*TASK DIRECTIONS*: Each line that holds the word "this" is to be identified and copied.

*INPUT ROWS*:
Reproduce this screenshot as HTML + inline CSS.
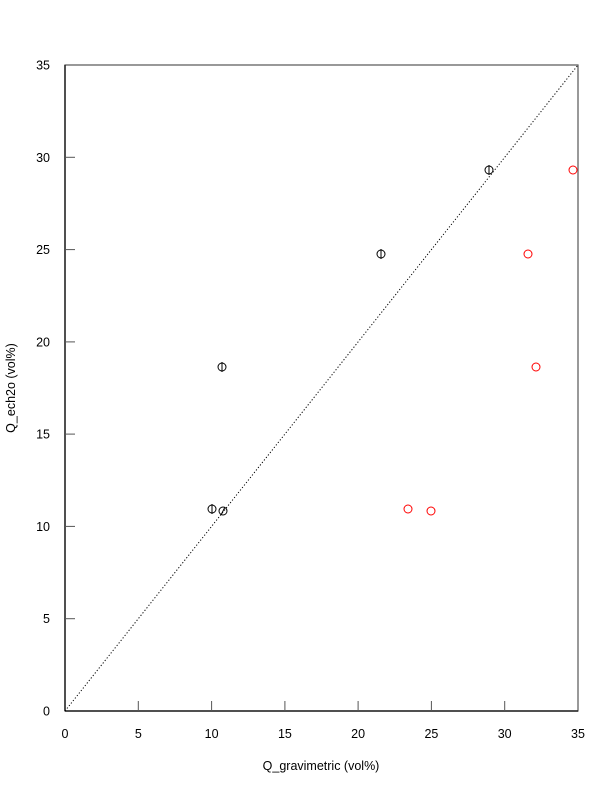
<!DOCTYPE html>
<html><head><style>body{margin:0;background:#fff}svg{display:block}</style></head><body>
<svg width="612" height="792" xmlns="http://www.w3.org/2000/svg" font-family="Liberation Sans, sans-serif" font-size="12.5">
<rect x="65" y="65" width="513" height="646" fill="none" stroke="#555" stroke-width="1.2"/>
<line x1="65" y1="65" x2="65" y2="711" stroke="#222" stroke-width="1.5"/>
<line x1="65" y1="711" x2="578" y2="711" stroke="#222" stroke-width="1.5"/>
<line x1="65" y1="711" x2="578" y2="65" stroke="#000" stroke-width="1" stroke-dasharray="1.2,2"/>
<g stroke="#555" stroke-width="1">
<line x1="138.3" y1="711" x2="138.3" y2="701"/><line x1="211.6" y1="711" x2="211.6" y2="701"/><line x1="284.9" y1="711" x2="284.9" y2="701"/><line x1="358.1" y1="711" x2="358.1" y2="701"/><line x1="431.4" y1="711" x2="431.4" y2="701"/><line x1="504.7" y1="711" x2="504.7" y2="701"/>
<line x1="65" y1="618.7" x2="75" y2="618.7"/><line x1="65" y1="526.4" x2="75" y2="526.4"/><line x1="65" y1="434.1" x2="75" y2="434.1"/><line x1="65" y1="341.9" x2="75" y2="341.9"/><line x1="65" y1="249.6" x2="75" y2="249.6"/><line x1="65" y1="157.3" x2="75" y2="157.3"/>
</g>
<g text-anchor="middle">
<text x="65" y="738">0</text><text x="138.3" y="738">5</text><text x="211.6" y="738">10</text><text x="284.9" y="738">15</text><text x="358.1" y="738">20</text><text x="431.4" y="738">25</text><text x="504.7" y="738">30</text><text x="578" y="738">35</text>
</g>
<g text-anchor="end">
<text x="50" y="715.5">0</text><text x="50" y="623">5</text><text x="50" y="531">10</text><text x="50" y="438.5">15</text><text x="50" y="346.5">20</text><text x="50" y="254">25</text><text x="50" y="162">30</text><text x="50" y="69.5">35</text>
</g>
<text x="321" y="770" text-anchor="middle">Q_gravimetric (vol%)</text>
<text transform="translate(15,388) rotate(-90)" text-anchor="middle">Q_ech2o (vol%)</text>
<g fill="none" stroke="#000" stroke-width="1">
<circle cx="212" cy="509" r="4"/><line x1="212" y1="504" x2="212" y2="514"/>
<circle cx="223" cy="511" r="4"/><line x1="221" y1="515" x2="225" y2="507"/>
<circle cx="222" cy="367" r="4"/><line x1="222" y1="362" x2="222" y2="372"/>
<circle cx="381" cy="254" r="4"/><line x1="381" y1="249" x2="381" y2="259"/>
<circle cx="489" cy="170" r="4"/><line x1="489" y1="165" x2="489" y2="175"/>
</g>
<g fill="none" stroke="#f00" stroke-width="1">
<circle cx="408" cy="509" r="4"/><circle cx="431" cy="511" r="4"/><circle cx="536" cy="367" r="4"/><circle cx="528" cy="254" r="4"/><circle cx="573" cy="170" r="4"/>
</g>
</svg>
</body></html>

---

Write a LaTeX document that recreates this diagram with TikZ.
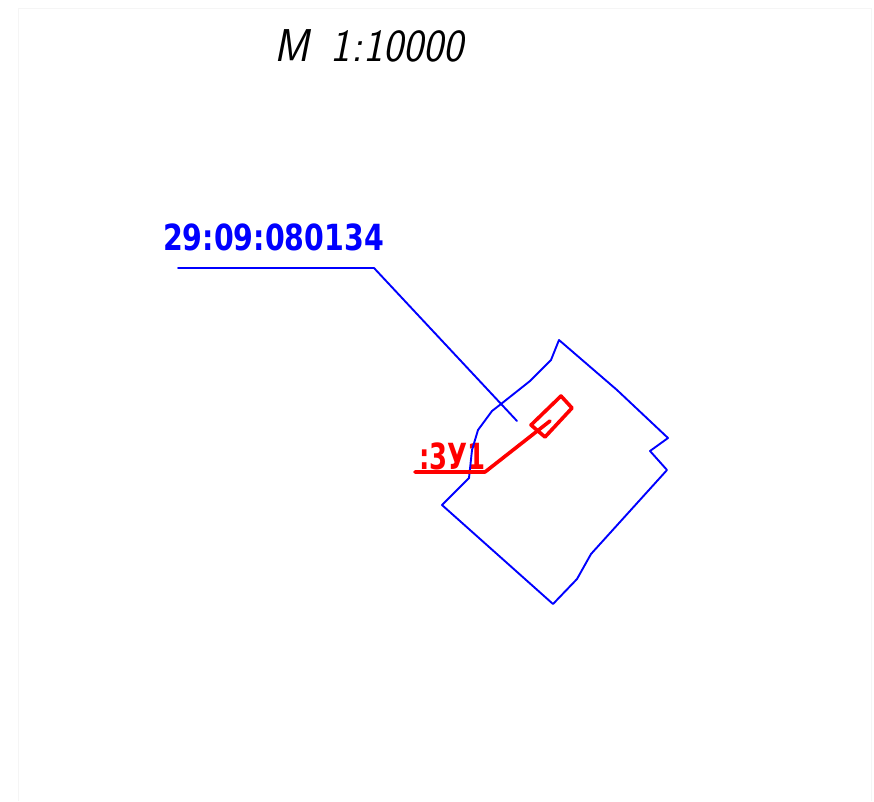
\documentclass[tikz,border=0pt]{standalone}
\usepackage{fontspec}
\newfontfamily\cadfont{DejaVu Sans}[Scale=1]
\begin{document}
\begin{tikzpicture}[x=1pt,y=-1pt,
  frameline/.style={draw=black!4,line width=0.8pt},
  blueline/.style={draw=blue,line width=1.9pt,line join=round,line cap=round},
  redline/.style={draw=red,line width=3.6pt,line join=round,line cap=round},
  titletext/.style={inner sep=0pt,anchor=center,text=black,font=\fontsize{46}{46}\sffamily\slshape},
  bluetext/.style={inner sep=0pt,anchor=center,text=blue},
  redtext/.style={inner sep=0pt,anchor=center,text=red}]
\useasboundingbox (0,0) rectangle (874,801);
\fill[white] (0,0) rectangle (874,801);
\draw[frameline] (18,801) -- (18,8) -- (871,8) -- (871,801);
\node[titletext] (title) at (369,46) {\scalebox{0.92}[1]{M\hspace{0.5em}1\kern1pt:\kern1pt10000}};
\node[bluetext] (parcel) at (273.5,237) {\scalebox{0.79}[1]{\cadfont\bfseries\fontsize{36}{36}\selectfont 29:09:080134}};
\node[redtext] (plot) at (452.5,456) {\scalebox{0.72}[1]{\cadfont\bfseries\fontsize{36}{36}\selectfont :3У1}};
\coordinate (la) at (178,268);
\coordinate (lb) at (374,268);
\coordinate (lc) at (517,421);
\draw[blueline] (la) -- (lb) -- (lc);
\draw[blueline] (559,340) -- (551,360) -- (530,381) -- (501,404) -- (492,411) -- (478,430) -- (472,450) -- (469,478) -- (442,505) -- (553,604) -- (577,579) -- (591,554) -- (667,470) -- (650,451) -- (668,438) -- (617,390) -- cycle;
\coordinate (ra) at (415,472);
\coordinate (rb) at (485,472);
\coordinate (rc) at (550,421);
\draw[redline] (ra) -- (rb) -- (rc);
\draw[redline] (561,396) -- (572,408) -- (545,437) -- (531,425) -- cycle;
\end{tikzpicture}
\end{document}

*WRITTEN ANSWER*:
Reproduce this screenshot as HTML + inline CSS.
Write a LaTeX document that recreates this diagram with TikZ.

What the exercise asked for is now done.